[Instructions to follow]
Copy every line with the string "seaborn" in it.

START Collected material

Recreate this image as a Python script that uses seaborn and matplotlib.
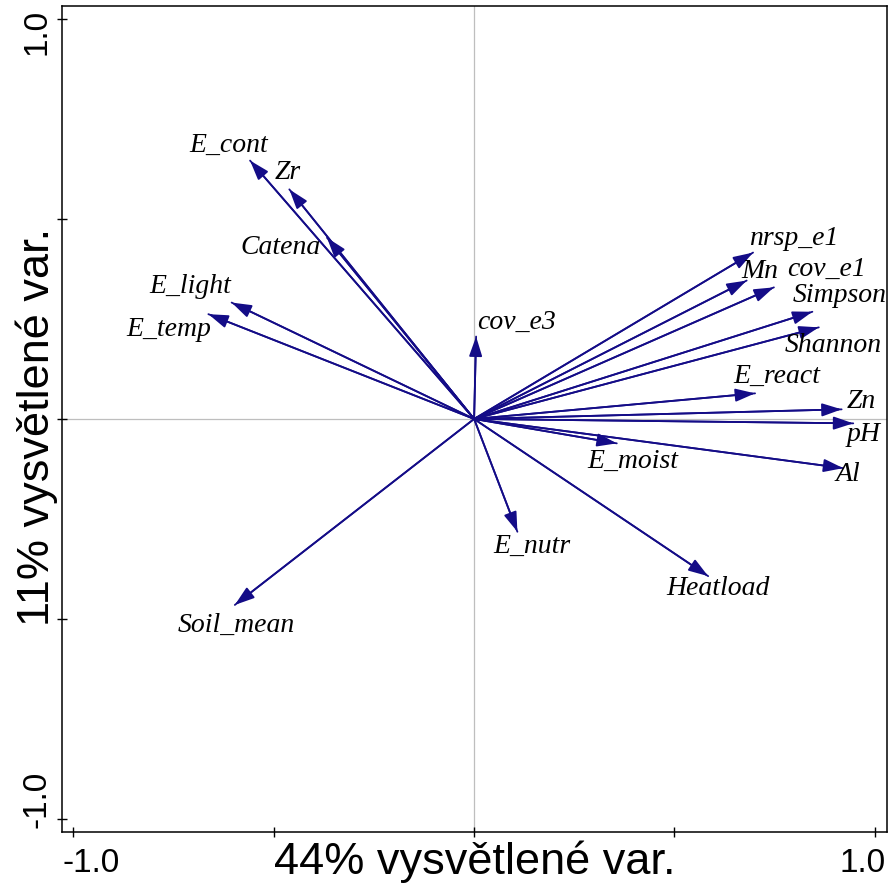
import numpy as np
import pandas as pd
import seaborn as sns
import matplotlib.pyplot as plt
import matplotlib.transforms as mtransforms

# Arrow tips (PCA loadings)
variables = ["E_cont", "Zr", "Catena", "E_light", "E_temp", "cov_e3",
             "nrsp_e1", "Mn", "cov_e1", "Simpson", "Shannon", "E_react",
             "Zn", "pH", "Al", "E_moist", "E_nutr", "Heatload", "Soil_mean"]
pc1 = [-0.559, -0.461, -0.367, -0.605, -0.663, 0.005,
       0.696, 0.680, 0.748, 0.844, 0.860, 0.701,
       0.917, 0.946, 0.921, 0.356, 0.108, 0.584, -0.597]
pc2 = [0.646, 0.574, 0.453, 0.291, 0.262, 0.206,
       0.416, 0.346, 0.329, 0.268, 0.229, 0.064,
       0.024, -0.011, -0.123, -0.061, -0.282, -0.393, -0.465]
# label positions
lab_x = [-0.612, -0.465, -0.484, -0.709, -0.763, 0.106,
         0.797, 0.714, 0.879, 0.912, 0.896, 0.755,
         0.967, 0.971, 0.933, 0.397, 0.143, 0.609, -0.593]
lab_y = [0.685, 0.615, 0.428, 0.331, 0.223, 0.241,
         0.452, 0.368, 0.374, 0.308, 0.183, 0.106,
         0.043, -0.040, -0.140, -0.107, -0.319, -0.423, -0.515]

ticks = [-1.0, -0.5, 0.0, 0.5, 1.0]
tick_labels = ["-1.0", "", "", "", "1.0"]

sns.set_style("ticks")
plt.rcParams['font.family'] = ['Liberation Sans', 'DejaVu Sans']
plt.rcParams['text.color'] = 'black'
plt.rcParams['axes.labelcolor'] = 'black'
plt.rcParams['xtick.color'] = 'black'
plt.rcParams['ytick.color'] = 'black'

arrow_col = "#140c87"

fig = plt.figure(figsize=(8.89, 8.83), dpi=100)
ax = fig.add_axes([0.0694, 0.0581, 0.9287, 0.9351])

ax.axhline(0, color="#bebebe", lw=0.9, zorder=0)
ax.axvline(0, color="#bebebe", lw=0.9, zorder=0)

# arrow shafts
seg = pd.DataFrame({
    "var": np.repeat(variables, 2),
    "x": np.ravel([[0, v] for v in pc1]),
    "y": np.ravel([[0, v] for v in pc2]),
})
sns.lineplot(data=seg, x="x", y="y", units="var", estimator=None, sort=False,
             color=arrow_col, lw=1.3, ax=ax, legend=False)

# arrow heads and labels
for name, x, y, lx, ly in zip(variables, pc1, pc2, lab_x, lab_y):
    ax.annotate("", xy=(x, y), xytext=(0, 0),
                arrowprops=dict(arrowstyle="-|>,head_length=1.2,head_width=0.4",
                                color=arrow_col, lw=1.3, shrinkA=0, shrinkB=0))
    ax.text(lx, ly, name, ha="center", va="center", fontsize=20,
            fontstyle="italic", family=["Liberation Serif", "DejaVu Serif"])

ax.set_xlim(-1.029, 1.031)
ax.set_ylim(-1.032, 1.0325)
ax.set_xticks(ticks, tick_labels, fontsize=24)
ax.set_yticks(ticks, tick_labels, fontsize=24, rotation=90, va="center")
ax.tick_params(direction="inout", length=7, width=1.0, color="black")
ax.tick_params(axis="x", pad=8)
ax.tick_params(axis="y", pad=14)

for lab in ax.get_yticklabels():
    lab.set_horizontalalignment("center")

# shift the end labels inward, as in the reference
def shift(lab, dx, dy):
    lab.set_transform(lab.get_transform() +
                      mtransforms.ScaledTranslation(dx / 72, dy / 72, fig.dpi_scale_trans))

xl = ax.get_xticklabels()
shift(xl[0], 13, 0)
shift(xl[-1], -9, 0)
yl = ax.get_yticklabels()
shift(yl[0], 0, 14)
shift(yl[-1], 0, -9)

for sp in ax.spines.values():
    sp.set_color("black")
    sp.set_linewidth(1.1)

ax.set_xlabel("44% vysvětlené var.", fontsize=32.5)
ax.set_ylabel("11% vysvětlené var.", fontsize=32.5)
ax.xaxis.set_label_coords(0.5, -0.011)
ax.yaxis.set_label_coords(-0.030, 0.49)
ax.yaxis.label.set_verticalalignment("center")

fig.savefig("out.png", dpi=100)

END Collected material

[Problem solution]
Recreate this image as a Python script that uses seaborn and matplotlib.
import seaborn as sns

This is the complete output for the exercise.